Would Sridevi really care two hoots for what we think about her death?

What should have been a moment of sombre reflection, turned into rumour mongering about how she was murdered, how her hedonistic lifestyle ended in this tragedy, how the botox had gone to her heart

Sridevi
Uttaran Das Gupta
Last Updated : Mar 02 2018 | 5:11 PM IST
This is not a love letter, because I have never really been a Sridevi fan. If there was one Bollywood actress from the eighties and nineties who captured my imagination and my heart, it was Madhuri Dixit. But one cannot write about films in India at this particularly moment and ignore Sridevi, whose death in Dubai early last week sparked off a media circus, which was, frankly, quite embarrassing.
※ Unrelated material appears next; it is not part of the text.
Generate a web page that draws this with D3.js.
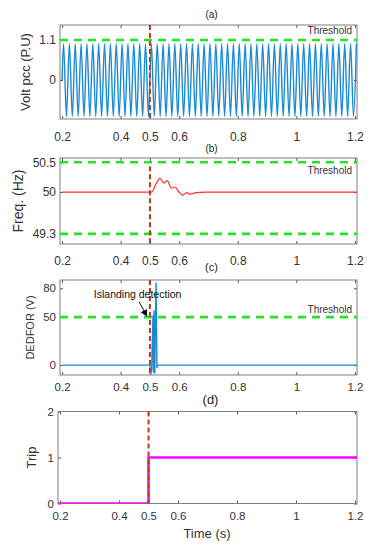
<!DOCTYPE html>
<html>
<head>
<meta charset="utf-8">
<script src="https://cdn.jsdelivr.net/npm/d3@7"></script>
<style>
  body { margin: 0; background: #fff; }
  text { font-family: "Liberation Sans", Arial, sans-serif; }
</style>
</head>
<body>
<script>
const width = 378;
const height = 550;

// shared time axis
const timeTicks = [0.2, 0.4, 0.5, 0.6, 0.8, 1, 1.2];
const islandingTime = 0.5;

// (a) voltage at PCC, extrema of the 50 Hz wave
const voltT = [0.2,
  0.205, 0.215, 0.225, 0.235, 0.245, 0.255, 0.265, 0.275, 0.285, 0.295,
  0.305, 0.315, 0.325, 0.335, 0.345, 0.355, 0.365, 0.375, 0.385, 0.395,
  0.405, 0.415, 0.425, 0.435, 0.445, 0.455, 0.465, 0.475, 0.485, 0.495,
  0.505, 0.515, 0.525, 0.535, 0.545, 0.555, 0.565, 0.575, 0.585, 0.595,
  0.605, 0.615, 0.625, 0.635, 0.645, 0.655, 0.665, 0.675, 0.685, 0.695,
  0.705, 0.715, 0.725, 0.735, 0.745, 0.755, 0.765, 0.775, 0.785, 0.795,
  0.805, 0.815, 0.825, 0.835, 0.845, 0.855, 0.865, 0.875, 0.885, 0.895,
  0.905, 0.915, 0.925, 0.935, 0.945, 0.955, 0.965, 0.975, 0.985, 0.995,
  1.005, 1.015, 1.025, 1.035, 1.045, 1.055, 1.065, 1.075, 1.085, 1.095,
  1.105, 1.115, 1.125, 1.135, 1.145, 1.155, 1.165, 1.175, 1.185, 1.195,
  1.205];
const voltV = [0,
  1, -1, 1, -1, 1, -1, 1, -1, 1, -1,
  1, -1, 1, -1, 1, -1, 1, -1, 1, -1,
  1, -1, 1, -1, 1, -1, 1, -1, 1, -1,
  1, -1, 1, -1, 1, -1, 1, -1, 1, -1,
  1, -1, 1, -1, 1, -1, 1, -1, 1, -1,
  1, -1, 1, -1, 1, -1, 1, -1, 1, -1,
  1, -1, 1, -1, 1, -1, 1, -1, 1, -1,
  1, -1, 1, -1, 1, -1, 1, -1, 1, -1,
  1, -1, 1, -1, 1, -1, 1, -1, 1, -1,
  1, -1, 1, -1, 1, -1, 1, -1, 1, -1,
  1];
const voltTicks = [0, 1.1];
const voltThresholds = [1.1];

// (b) frequency
const freqT = [0.2, 0.506, 0.52, 0.534, 0.548, 0.559, 0.574, 0.586, 0.599, 0.612, 0.626, 0.637, 0.657, 0.688, 1.21];
const freqV = [50, 50, 50.13, 50.23, 50.15, 50.19, 50.065, 50.08, 50.0, 49.95, 49.99, 49.965, 49.99, 50, 50];
const freqTicks = [49.3, 50, 50.5];
const freqThresholds = [50.5, 49.3];

// (c) DEDFOR
const dedT = [0.2, 0.5, 0.5024, 0.506, 0.5105, 0.512, 0.514, 0.5165, 0.521, 0.524, 0.527, 1.21];
const dedV = [0, 0, -10, -4, 52, -8, 57, -9, 86, -3, 0, 0];
const dedTicks = [0, 50, 80];
const dedThresholds = [50];

// (d) trip signal
const tripT = [0.193, 0.5, 0.5, 1.21];
const tripV = [0, 0, 1, 1];
const tripTicks = [0, 1, 2];

const svg = d3.select("body").append("svg")
  .attr("width", width)
  .attr("height", height);

const defs = svg.append("defs");
defs.append("marker")
  .attr("id", "arrowhead")
  .attr("viewBox", "0 0 10 10")
  .attr("refX", 9).attr("refY", 5)
  .attr("markerWidth", 7).attr("markerHeight", 7)
  .attr("orient", "auto")
  .append("path")
    .attr("d", "M0,0 L10,5 L0,10 Z")
    .attr("fill", "#111");

const fmt = d3.format("~g");
const red = "#b83a1a";
const green = "#22e622";

function panel(cfg) {
  const x = d3.scaleLinear().domain([0.193, 1.207]).range([cfg.left, cfg.right]);
  const y = d3.scaleLinear().domain(cfg.yDomain).range([cfg.bottom, cfg.top]);
  const g = svg.append("g");

  const clipId = "clip-" + cfg.name;
  defs.append("clipPath").attr("id", clipId)
    .append("rect")
      .attr("x", cfg.left).attr("y", cfg.top)
      .attr("width", cfg.right - cfg.left).attr("height", cfg.bottom - cfg.top);

  // axes with inward ticks
  g.append("g")
    .attr("transform", `translate(0,${cfg.bottom})`)
    .call(d3.axisBottom(x).tickValues(timeTicks).tickFormat(fmt)
      .tickSizeInner(-3).tickSizeOuter(0).tickPadding(cfg.xPad));
  g.append("g")
    .attr("transform", `translate(0,${cfg.top})`)
    .call(d3.axisTop(x).tickValues(timeTicks).tickFormat("")
      .tickSizeInner(-3).tickSizeOuter(0));
  g.append("g")
    .attr("transform", `translate(${cfg.left},0)`)
    .call(d3.axisLeft(y).tickValues(cfg.yTicks).tickFormat(fmt)
      .tickSizeInner(-3).tickSizeOuter(0).tickPadding(4));
  g.append("g")
    .attr("transform", `translate(${cfg.right},0)`)
    .call(d3.axisRight(y).tickValues(cfg.yTicks).tickFormat("")
      .tickSizeInner(-3).tickSizeOuter(0));
  g.selectAll(".domain").remove();
  g.selectAll(".tick line").attr("stroke", "#555");
  g.selectAll(".tick text").attr("fill", "#333").style("font-size", cfg.tickSize + "px");

  g.append("rect")
    .attr("x", cfg.left).attr("y", cfg.top)
    .attr("width", cfg.right - cfg.left).attr("height", cfg.bottom - cfg.top)
    .attr("fill", "none").attr("stroke", "#7f7f7f").attr("stroke-width", 1);

  const plot = g.append("g").attr("clip-path", `url(#${clipId})`);

  // the signal
  const pts = d3.zip(cfg.t, cfg.v);
  plot.append("path")
    .datum(pts)
    .attr("d", d3.line().x(d => x(d[0])).y(d => y(d[1])).curve(cfg.curve))
    .attr("fill", "none")
    .attr("stroke", cfg.color)
    .attr("stroke-width", cfg.lineWidth);

  // thresholds
  (cfg.thresholds || []).forEach(v => {
    plot.append("line")
      .attr("x1", cfg.left).attr("x2", cfg.right)
      .attr("y1", y(v)).attr("y2", y(v))
      .attr("stroke", green).attr("stroke-width", 2.6)
      .attr("stroke-dasharray", "8,6");
  });

  // islanding instant
  plot.append("line")
    .attr("x1", x(islandingTime)).attr("x2", x(islandingTime))
    .attr("y1", y(cfg.redFrom)).attr("y2", cfg.bottom)
    .attr("stroke", red).attr("stroke-width", 2)
    .attr("stroke-dasharray", "5,3");

  if (cfg.thresholdLabel) {
    g.append("text")
      .attr("x", cfg.right - 5).attr("y", y(cfg.thresholdLabel))
      .attr("text-anchor", "end").attr("dominant-baseline", "middle")
      .style("font-size", "10px").attr("fill", "#333")
      .text("Threshold");
  }

  // title and y label
  g.append("text")
    .attr("x", (cfg.left + cfg.right) / 2 + 3).attr("y", cfg.titleY)
    .attr("text-anchor", "middle").attr("dominant-baseline", "middle")
    .style("font-size", cfg.titleSize + "px").attr("fill", "#222")
    .text(cfg.title);
  g.append("text")
    .attr("transform", `translate(${cfg.yLabelX},${(cfg.top + cfg.bottom) / 2}) rotate(-90)`)
    .attr("text-anchor", "middle").attr("dominant-baseline", "middle")
    .style("font-size", cfg.yLabelSize + "px").attr("fill", "#333")
    .text(cfg.yLabel);

  return { x, y, g };
}

panel({
  name: "a", left: 60, right: 357, top: 25, bottom: 119,
  yDomain: [-1.07, 1.51], yTicks: voltTicks, tickSize: 12, xPad: 13,
  t: voltT, v: voltV, curve: d3.curveMonotoneX, color: "#1a8ad4", lineWidth: 1.4,
  thresholds: voltThresholds, thresholdLabel: 1.33, redFrom: 1.51,
  title: "(a)", titleY: 15, titleSize: 10,
  yLabel: "Volt pcc (P.U)", yLabelX: 27, yLabelSize: 13
});

panel({
  name: "b", left: 60, right: 357, top: 158, bottom: 244,
  yDomain: [49.13, 50.57], yTicks: freqTicks, tickSize: 12, xPad: 12,
  t: freqT, v: freqV, curve: d3.curveMonotoneX, color: "#ff3030", lineWidth: 1.2,
  thresholds: freqThresholds, thresholdLabel: 50.34, redFrom: 50.43,
  title: "(b)", titleY: 149, titleSize: 10,
  yLabel: "Freq. (Hz)", yLabelX: 19, yLabelSize: 14
});

const c = panel({
  name: "c", left: 60, right: 357, top: 280, bottom: 375,
  yDomain: [-10.3, 88.6], yTicks: dedTicks, tickSize: 11.5, xPad: 8,
  t: dedT, v: dedV, curve: d3.curveLinear, color: "#1a8ad4", lineWidth: 1.4,
  thresholds: dedThresholds, thresholdLabel: 56.5, redFrom: 88.6,
  title: "(c)", titleY: 268, titleSize: 11,
  yLabel: "DEDFOR (V)", yLabelX: 31, yLabelSize: 11
});

// islanding detection annotation
const annot = { text: "Islanding detection", t: 0.458, v: 73, fromT: 0.463, fromV: 66, toT: 0.4895, toV: 51 };
c.g.append("text")
  .attr("x", c.x(annot.t)).attr("y", c.y(annot.v))
  .attr("text-anchor", "middle").attr("dominant-baseline", "middle")
  .style("font-size", "10.5px").attr("fill", "#111")
  .text(annot.text);
c.g.append("line")
  .attr("x1", c.x(annot.fromT)).attr("y1", c.y(annot.fromV))
  .attr("x2", c.x(annot.toT)).attr("y2", c.y(annot.toV))
  .attr("stroke", "#111").attr("stroke-width", 1)
  .attr("marker-end", "url(#arrowhead)");

panel({
  name: "d", left: 58, right: 357, top: 411.5, bottom: 503.5,
  yDomain: [0, 2], yTicks: tripTicks, tickSize: 11.5, xPad: 8,
  t: tripT, v: tripV, curve: d3.curveLinear, color: "#ff00ff", lineWidth: 2.5,
  thresholds: [], redFrom: 2,
  title: "(d)", titleY: 401, titleSize: 13,
  yLabel: "Trip", yLabelX: 33, yLabelSize: 13
});

svg.append("text")
  .attr("x", 207).attr("y", 535)
  .attr("text-anchor", "middle").attr("dominant-baseline", "middle")
  .style("font-size", "13px").attr("fill", "#333")
  .text("Time (s)");
</script>
</body>
</html>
What should have been a moment of sombre reflection, turned into one of titillating speculation, with rumour flying thick and fast about how she was murdered, how her hedonistic lifestyle — liquor, parties, cocaine — had ended in this tragedy, how the botox had gone to her heart.

The stupidity on display could give a run for its money to the hoary eighties when Sridevi came into her own as an actor and a star. The decade was, arguably, the nadir of mainstream cinema, at least as far as aesthetics was concerned. Those who had tried to hold on to the “art” in cinema had either packed up their bags or surrendered to commercial pressures. Sridevi’s first major Bollywood success was in fact the tacky Himmatwala. But, as I re-watched her films over the past few days, and remembered the rather unconventional life choices she had made through her five-decade-long career in films, it became obvious to me that she would not have given a damn for what you and I thought after her death.
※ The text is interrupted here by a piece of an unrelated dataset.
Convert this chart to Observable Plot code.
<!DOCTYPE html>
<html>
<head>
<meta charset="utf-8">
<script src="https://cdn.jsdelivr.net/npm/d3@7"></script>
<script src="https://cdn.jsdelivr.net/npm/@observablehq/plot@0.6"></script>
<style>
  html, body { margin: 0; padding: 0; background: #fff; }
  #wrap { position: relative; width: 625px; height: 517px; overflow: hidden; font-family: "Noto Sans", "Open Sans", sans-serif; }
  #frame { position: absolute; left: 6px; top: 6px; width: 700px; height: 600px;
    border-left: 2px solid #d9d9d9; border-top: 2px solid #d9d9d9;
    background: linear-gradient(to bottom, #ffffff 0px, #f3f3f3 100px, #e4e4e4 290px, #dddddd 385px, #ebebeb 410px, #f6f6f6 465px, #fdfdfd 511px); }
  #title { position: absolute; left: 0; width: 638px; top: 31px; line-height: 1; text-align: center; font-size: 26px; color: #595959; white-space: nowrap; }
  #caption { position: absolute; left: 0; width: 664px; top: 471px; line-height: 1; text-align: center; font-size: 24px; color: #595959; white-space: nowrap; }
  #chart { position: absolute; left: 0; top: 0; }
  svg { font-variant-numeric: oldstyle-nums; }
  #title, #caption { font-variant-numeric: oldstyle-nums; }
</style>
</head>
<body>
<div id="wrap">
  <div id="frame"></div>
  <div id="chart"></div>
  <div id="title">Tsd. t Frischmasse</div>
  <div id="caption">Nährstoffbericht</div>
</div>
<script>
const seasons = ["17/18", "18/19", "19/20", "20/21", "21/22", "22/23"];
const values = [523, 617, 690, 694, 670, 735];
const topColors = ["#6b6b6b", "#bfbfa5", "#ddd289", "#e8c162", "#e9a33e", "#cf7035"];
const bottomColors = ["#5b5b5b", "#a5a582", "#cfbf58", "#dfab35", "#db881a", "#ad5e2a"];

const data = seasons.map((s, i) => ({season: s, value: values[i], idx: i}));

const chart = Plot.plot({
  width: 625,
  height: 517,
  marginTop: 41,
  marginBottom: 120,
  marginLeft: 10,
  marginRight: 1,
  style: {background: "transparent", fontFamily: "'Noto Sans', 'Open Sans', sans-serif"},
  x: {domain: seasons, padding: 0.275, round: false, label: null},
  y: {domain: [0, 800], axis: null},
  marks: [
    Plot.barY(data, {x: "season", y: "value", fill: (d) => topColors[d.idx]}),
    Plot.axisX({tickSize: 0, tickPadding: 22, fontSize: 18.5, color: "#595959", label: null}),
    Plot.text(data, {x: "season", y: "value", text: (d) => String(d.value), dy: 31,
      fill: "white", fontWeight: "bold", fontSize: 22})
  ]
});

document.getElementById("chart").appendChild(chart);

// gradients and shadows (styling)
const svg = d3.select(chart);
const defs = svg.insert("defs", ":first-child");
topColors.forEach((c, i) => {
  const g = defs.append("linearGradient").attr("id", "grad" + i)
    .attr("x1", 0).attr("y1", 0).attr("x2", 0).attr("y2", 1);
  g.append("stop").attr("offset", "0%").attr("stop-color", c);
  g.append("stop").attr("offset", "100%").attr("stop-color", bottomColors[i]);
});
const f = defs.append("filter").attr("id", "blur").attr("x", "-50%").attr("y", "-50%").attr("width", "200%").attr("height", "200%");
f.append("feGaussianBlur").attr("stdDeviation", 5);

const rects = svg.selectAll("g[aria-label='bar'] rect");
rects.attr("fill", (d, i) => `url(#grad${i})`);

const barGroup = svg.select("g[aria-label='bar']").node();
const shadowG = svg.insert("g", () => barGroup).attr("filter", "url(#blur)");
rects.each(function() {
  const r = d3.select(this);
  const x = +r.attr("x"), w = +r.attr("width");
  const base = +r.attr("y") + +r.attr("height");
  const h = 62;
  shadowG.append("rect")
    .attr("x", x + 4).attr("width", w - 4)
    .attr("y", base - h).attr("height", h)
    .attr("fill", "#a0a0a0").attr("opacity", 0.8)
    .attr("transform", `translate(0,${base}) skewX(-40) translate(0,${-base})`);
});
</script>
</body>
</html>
There can hardly be a conversation about Sridevi’s career without referring to 1989, the year in which she delivered two of her biggest hits: Chalbaaz and Chandni. In this deeply sexist film industry, she was a bigger star than her male counterparts in both films, by a simple rule of numbers. She is paired opposite two leading men each: Rishi Kapoor and Vinod Khanna in Chandni, and Sunny Deol and Rajnikanth in Chalbaaz. In fact, in the second film, there is two of her: She plays the role of twin sisters Anju and Manju, separated at infancy, and growing up to be polar opposites. Of course, for audiences then as now, Manju, the beer-guzzling rain-dancing twin, is more magnetic than her straight-jacketed sister, who is an epitome of what chaste heroines were usually imagined as.

Some commentators have argued that Manju’s swagger could easily be imagined as Sridevi’s own demeanour, when she managed to accomplish the unimaginable: Equal billing as the men, and a narrower pay gap. There was a more subtle manner in which she subverted the patriarchy of the industry: By getting more screen time than her male co-actors in both these films. This might hardly seem to be any achievement at all, but in a film industry where male co-actors continue to fight over inch of footage even now (John Abraham-Akshay Kumar; Shah Rukh Khan-Abhishek Bachchan) this was a radical win. The writing was on the wall: The audiences could not get enough of her; the heroes were only incidental.

If her film choices and performances were radical, throwing to the wind all conventional expectations, so was her personal life. Then as now, it provided fodder for worst kind of titillating journalism. By the eighties, film stars had started being less squeamish about how the audiences would perceive their private lives. So unlike, Amitabh Bachchan who threatened to sue anyone who would even refer to his affair with Rekha, Smita Patil-Raj Babbar and Hema Malini-Dharmendra went ahead and got married. Sridevi, too, wedded Mithun Chakraborty for three years from 1983, even while the Disco Dancer was married to Yogita Bali. After that marriage ended, Sridevi got involved with Boney Kapoor, who was also a married man. Of course, epithets of “home-breaker” and “man-eater” were generously attributed to her, but it was like water off a duck’s back. She continued to make good films and scale the heights of success.

While many will talk about her performance in Sadma (1983), Mr India (1989), and also the more recent English Vinglish (2012), for me, her pièce de résistance is Lamhe (1991). In this Yash Chopra classic, Sridevi yet again plays a double role: mother and daughter. While the mother, Pallavi, ignores the amorous advances of Viren (Anil Kapoor), the daughter, Pooja, falls for him. In the early nineties, this was undoubtedly a daring subject, with many of Chopra’s associates asking him to not make the film. At the box off, its tardy performance proved that it was way of its time. But it did win the best picture and best actress Filmfare in 1992. Over time, it has come to be regarded as a classic. It is tempting to imagine that the role of a young girl who can love the man of her dream by overcoming all taboo was close to her heart. But like everything else, it is only speculation. The only thing that one can be absolutely certain about is that Sridevi could not have cared less what we thought about it.